Since I started working remotely, my boss has implemented morning meetings via video chat. Everything he goes over in the meetings is sent out in an email right before, so it’s kind of a waste of time. Still, we met while we worked in the office — without the email sent out — so we meet from home. 

Boss: “Okay! Everybody is here.”

He reads from the email, pausing after each point to allow for questions and comments.

About fifteen minutes into the meeting:

Coworker: “Hey, [Boss], I gotta go. My kids are fighting.”

Boss: “Okay, just finish the email and touch base when you can.”

[Coworker] signs off.

Boss: “Right, so as we were…”

This continues every day for a week and a half; my coworker’s kids always start fighting or someone is at the door or something happens that [Coworker] has to go. [Boss] starts to get suspicious and begins asking different employees about [Coworker]. The next meeting goes as follows:

About fifteen minutes in:

Boss: “So, we should try—”

Coworker: “Hey, [Boss], look, I gotta go. The dog is at the door and—”

Boss: “I didn’t hear a dog.”

Coworker: “Yeah, my mic must have been muted. Look, I gotta go.”
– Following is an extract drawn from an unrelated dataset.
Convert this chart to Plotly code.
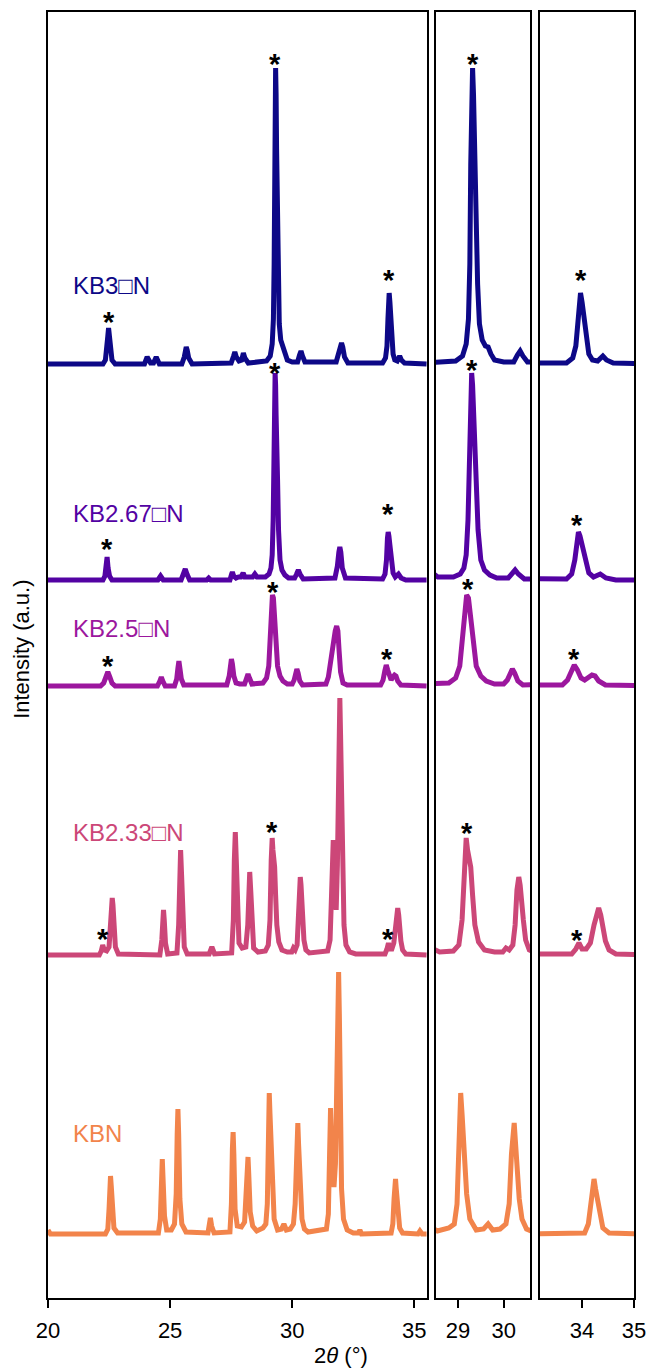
import plotly.graph_objects as go

# ---------------- data (2theta in degrees, intensity in a.u. above each baseline) ----------------
samples = ["KB3□N", "KB2.67□N", "KB2.5□N", "KB2.33□N", "KBN"]
colors = ["#0d0887", "#5302a3", "#9c179e", "#cc4778", "#f2844b"]
offsets = [934, 718, 612, 343, 64]

kb3 = [
    (20.00, 0), (22.25, 0), (22.35, 4), (22.41, 14), (22.45, 28), (22.48, 36), (22.51, 28),
    (22.55, 14), (22.62, 4), (22.75, 0), (23.95, 0), (24.06, 7), (24.20, 1), (24.32, 1),
    (24.43, 7), (24.56, 0), (25.48, 0), (25.58, 7), (25.63, 14), (25.66, 17), (25.70, 14),
    (25.76, 6), (25.90, 0), (27.50, 1), (27.60, 8), (27.65, 12), (27.71, 7), (27.82, 3),
    (27.93, 4), (28.00, 11), (28.06, 6), (28.20, 1), (28.95, 3), (29.10, 8), (29.18, 20),
    (29.23, 45), (29.26, 100), (29.28, 200), (29.30, 270), (29.32, 296), (29.34, 270),
    (29.36, 215), (29.38, 180), (29.40, 150), (29.43, 80), (29.47, 40), (29.53, 24),
    (29.60, 18), (29.66, 17), (29.72, 10), (29.80, 4), (30.00, 2), (30.22, 2), (30.30, 9),
    (30.36, 13), (30.42, 8), (30.52, 2), (31.80, 2), (31.92, 12), (31.97, 19), (32.02, 21),
    (32.07, 17), (32.14, 7), (32.28, 1), (33.70, 1), (33.82, 6), (33.88, 18), (33.92, 45),
    (33.95, 68), (33.97, 71), (34.00, 62), (34.03, 48), (34.06, 42), (34.09, 25), (34.13, 10),
    (34.20, 4), (34.30, 3), (34.40, 8), (34.47, 4), (34.60, 1), (35.50, 0)]

kb267 = [
    (20.00, 0), (22.25, 0), (22.33, 4), (22.38, 12), (22.42, 23), (22.46, 12), (22.52, 4),
    (22.62, 0), (24.50, 0), (24.61, 4), (24.72, 0), (25.45, 0), (25.55, 6), (25.62, 11),
    (25.69, 6), (25.80, 0), (26.50, 0), (26.58, 2), (26.66, 0), (27.45, 0), (27.52, 6),
    (27.55, 8), (27.60, 4), (27.70, 2), (27.80, 3), (27.90, 3), (27.99, 7), (28.06, 3),
    (28.20, 3), (28.38, 3), (28.47, 6), (28.56, 3), (28.90, 3), (29.05, 6), (29.13, 12),
    (29.18, 25), (29.22, 60), (29.25, 130), (29.28, 195), (29.30, 207), (29.32, 195),
    (29.34, 165), (29.37, 143), (29.40, 100), (29.44, 50), (29.50, 20), (29.58, 10),
    (29.70, 5), (29.85, 2), (30.10, 2), (30.18, 6), (30.25, 10), (30.32, 6), (30.45, 1),
    (31.75, 2), (31.85, 14), (31.91, 28), (31.95, 33), (31.99, 28), (32.05, 12), (32.18, 2),
    (33.70, 1), (33.80, 6), (33.86, 20), (33.90, 42), (33.93, 48), (33.96, 44), (34.00, 35),
    (34.03, 30), (34.07, 18), (34.13, 7), (34.22, 3), (34.35, 6), (34.46, 2), (34.65, 0),
    (35.50, 0)]

kb25 = [
    (20.00, 0), (22.15, 0), (22.28, 3), (22.37, 9), (22.45, 14), (22.53, 9), (22.62, 3),
    (22.75, 0), (24.48, 0), (24.58, 5), (24.64, 9), (24.70, 5), (24.80, 0), (25.18, 0),
    (25.27, 7), (25.32, 18), (25.36, 25), (25.40, 18), (25.46, 7), (25.56, 1), (27.32, 1),
    (27.42, 10), (27.47, 22), (27.51, 27), (27.55, 22), (27.61, 10), (27.70, 3), (27.85, 2),
    (28.05, 2), (28.13, 8), (28.19, 12), (28.25, 8), (28.35, 2), (28.80, 3), (28.95, 8),
    (29.04, 20), (29.10, 50), (29.15, 80), (29.19, 91), (29.23, 88), (29.28, 68), (29.33, 40),
    (29.40, 20), (29.50, 10), (29.62, 5), (29.80, 2), (30.00, 2), (30.08, 6), (30.14, 13),
    (30.19, 17), (30.24, 13), (30.31, 5), (30.42, 1), (31.38, 2), (31.48, 9), (31.54, 20),
    (31.59, 27), (31.64, 30), (31.70, 40), (31.76, 55), (31.82, 60), (31.87, 55), (31.92, 35),
    (31.98, 14), (32.08, 3), (32.25, 1), (33.62, 1), (33.72, 6), (33.79, 15), (33.85, 21),
    (33.91, 16), (33.98, 8), (34.05, 6), (34.12, 9), (34.19, 11), (34.25, 10), (34.32, 5),
    (34.45, 1), (35.50, 0)]

kb233 = [
    (20.00, 0), (22.10, 0), (22.18, 4), (22.24, 10), (22.30, 5), (22.40, 4), (22.50, 8),
    (22.56, 25), (22.60, 50), (22.63, 57), (22.66, 50), (22.70, 25), (22.76, 8), (22.88, 1),
    (24.58, 0), (24.66, 15), (24.70, 35), (24.73, 45), (24.76, 35), (24.81, 12), (24.90, 1),
    (25.28, 2), (25.35, 30), (25.39, 80), (25.43, 105), (25.47, 80), (25.51, 35), (25.58, 8),
    (25.70, 1), (26.60, 1), (26.71, 8), (26.82, 1), (27.52, 2), (27.59, 35), (27.63, 95),
    (27.67, 123), (27.71, 95), (27.75, 40), (27.82, 12), (27.95, 7), (28.10, 8), (28.18, 30),
    (28.22, 65), (28.26, 83), (28.30, 65), (28.35, 25), (28.42, 7), (28.60, 3), (28.90, 4),
    (29.02, 10), (29.09, 35), (29.14, 95), (29.18, 117), (29.21, 105), (29.25, 93),
    (29.28, 88), (29.32, 60), (29.37, 30), (29.45, 13), (29.58, 5), (29.80, 3), (29.98, 3),
    (30.05, 7), (30.12, 5), (30.20, 10), (30.25, 30), (30.29, 65), (30.33, 78), (30.36, 70),
    (30.39, 52), (30.43, 35), (30.48, 15), (30.56, 5), (30.70, 2), (31.45, 4), (31.55, 15),
    (31.61, 60), (31.65, 100), (31.68, 115), (31.71, 95), (31.75, 55), (31.80, 45),
    (31.85, 90), (31.89, 180), (31.93, 250), (31.95, 257), (31.98, 220), (32.01, 160),
    (32.04, 140), (32.07, 80), (32.12, 30), (32.20, 10), (32.35, 3), (32.60, 1), (33.80, 1),
    (33.88, 6), (33.94, 12), (34.00, 6), (34.08, 6), (34.16, 12), (34.23, 30), (34.28, 42),
    (34.32, 47), (34.36, 40), (34.40, 27), (34.45, 14), (34.52, 5), (34.65, 1), (35.50, 0)]

kbn = [
    (20.00, 4), (20.10, 0), (22.35, 0), (22.45, 5), (22.50, 25), (22.53, 48), (22.56, 58),
    (22.59, 48), (22.63, 22), (22.70, 6), (22.85, 1), (24.52, 1), (24.60, 15), (24.64, 50),
    (24.68, 75), (24.72, 50), (24.77, 18), (24.86, 4), (25.05, 4), (25.18, 10), (25.25, 40),
    (25.29, 100), (25.32, 125), (25.35, 100), (25.40, 35), (25.48, 10), (25.65, 2),
    (26.55, 1), (26.61, 10), (26.65, 16), (26.70, 8), (26.80, 1), (27.45, 2), (27.51, 30),
    (27.55, 85), (27.58, 102), (27.61, 80), (27.66, 25), (27.75, 8), (27.92, 7), (28.05, 12),
    (28.12, 40), (28.16, 68), (28.19, 77), (28.22, 60), (28.28, 22), (28.38, 8), (28.55, 3),
    (28.80, 6), (28.92, 10), (28.98, 30), (29.02, 100), (29.06, 141), (29.09, 120),
    (29.12, 95), (29.15, 80), (29.19, 40), (29.26, 15), (29.40, 4), (29.56, 5), (29.66, 10),
    (29.76, 4), (29.92, 5), (30.05, 10), (30.12, 30), (30.17, 80), (30.20, 105), (30.23, 111),
    (30.26, 90), (30.30, 62), (30.34, 35), (30.40, 15), (30.50, 5), (30.65, 2), (31.40, 5),
    (31.48, 20), (31.53, 80), (31.57, 126), (31.61, 90), (31.66, 55), (31.71, 47),
    (31.77, 70), (31.83, 170), (31.87, 245), (31.90, 262), (31.93, 220), (31.97, 120),
    (32.02, 45), (32.10, 15), (32.25, 4), (32.50, 1), (32.72, 1), (32.77, 4), (32.84, 0),
    (34.05, 1), (34.12, 10), (34.17, 35), (34.21, 52), (34.23, 55), (34.26, 45), (34.30, 33),
    (34.34, 18), (34.40, 6), (34.52, 1), (35.15, 0), (35.23, 3), (35.32, 0), (35.50, 0)]

series = [kb3, kb267, kb25, kb233, kbn]

# asterisk marks (x, y) per panel
star_left_x = [22.48, 29.31, 33.96, 22.42, 29.29, 33.93, 22.45, 29.21, 33.87, 22.24, 29.18, 33.94]
star_left_y = [983, 1241, 1025, 756, 932, 791, 639, 713, 646, 366, 473, 366]
star_mid_x = [29.32, 29.30, 29.21, 29.19]
star_mid_y = [1241, 935, 716, 472]
star_right_x = [33.98, 33.91, 33.85, 33.91]
star_right_y = [1025, 780, 646, 365]

label_y = [1013, 785, 670, 466, 165]

x_ranges = [[20, 35.52], [28.52, 30.575], [33.19, 35.0]]
x_ticks = [[20, 25, 30, 35], [29, 30], [34, 35]]
domains = [[0, 0.6468], [0.6621, 0.8225], [0.8396, 1.0]]
y_range = [0, 1286]

FONT = "Arial, Liberation Sans, sans-serif"

fig = go.Figure()
for p in range(3):
    xa = "x" if p == 0 else f"x{p+1}"
    ya = "y" if p == 0 else f"y{p+1}"
    for i in range(len(samples)):
        xs = [pt[0] for pt in series[i]]
        ys = [offsets[i] + pt[1] for pt in series[i]]
        fig.add_trace(go.Scatter(
            x=xs, y=ys, mode="lines",
            line=dict(color=colors[i], width=5, shape="linear"),
            xaxis=xa, yaxis=ya, showlegend=False, hoverinfo="skip"))

layout = dict(
    template="none",
    width=651, height=1369, autosize=False,
    margin=dict(l=48, r=17, t=12, b=71, pad=0),
    plot_bgcolor="white", paper_bgcolor="white",
    font=dict(family=FONT, color="black"),
    showlegend=False,
)
for p in range(3):
    xk = "xaxis" if p == 0 else f"xaxis{p+1}"
    yk = "yaxis" if p == 0 else f"yaxis{p+1}"
    ya = "y" if p == 0 else f"y{p+1}"
    xa = "x" if p == 0 else f"x{p+1}"
    layout[xk] = dict(domain=domains[p], range=x_ranges[p], anchor=ya, automargin=False,
                      tickvals=x_ticks[p], ticks="outside", ticklen=8, tickwidth=1.5,
                      tickcolor="black", showline=True, linecolor="black", linewidth=1.5,
                      mirror=True, showgrid=False, zeroline=False,
                      tickfont=dict(size=22, family=FONT, color="black"), ticklabelstandoff=4)
    layout[yk] = dict(domain=[0, 1], range=y_range, anchor=xa, automargin=False,
                      showticklabels=False, ticks="", showline=True, linecolor="black",
                      linewidth=1.5, mirror=True, showgrid=False, zeroline=False)
fig.update_layout(**layout)

ann = []
def star(x, y, xr, yr):
    ann.append(dict(x=x, y=y, xref=xr, yref=yr, text="<b>*</b>", showarrow=False,
                    font=dict(size=29, color="black", family=FONT),
                    xanchor="center", yanchor="middle", yshift=-7))
for x, y in zip(star_left_x, star_left_y):
    star(x, y, "x", "y")
for x, y in zip(star_mid_x, star_mid_y):
    star(x, y, "x2", "y2")
for x, y in zip(star_right_x, star_right_y):
    star(x, y, "x3", "y3")

for i, s in enumerate(samples):
    ann.append(dict(x=20.96, y=label_y[i], xref="x", yref="y", text=s, showarrow=False,
                    font=dict(size=24, color=colors[i], family=FONT),
                    xanchor="left", yanchor="middle"))

ann.append(dict(x=0.5, y=0, xref="paper", yref="paper", text="2<i>θ</i> (°)",
                showarrow=False, font=dict(size=22, family=FONT),
                xanchor="center", yanchor="middle", yshift=-57))
ann.append(dict(x=0, y=0.504, xref="paper", yref="paper", text="Intensity (a.u.)",
                showarrow=False, textangle=-90, font=dict(size=22, family=FONT),
                xanchor="center", yanchor="middle", xshift=-26))
fig.update_layout(annotations=ann)

fig.write_html("out.html")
Boss: *Sternly* “[Coworker]. You don’t have a dog, do you?”

Coworker: “Um…”

Boss: “Or kids.”

Coworker: “Well, I—”

Boss: “Sit down.”

He stared at the screen for a while before continuing with the meeting. I knew he wasn’t looking at me and I still wanted to squirm. I don’t know if anything else happened between the two of them, but my coworker hasn’t tried to get out of a meeting since.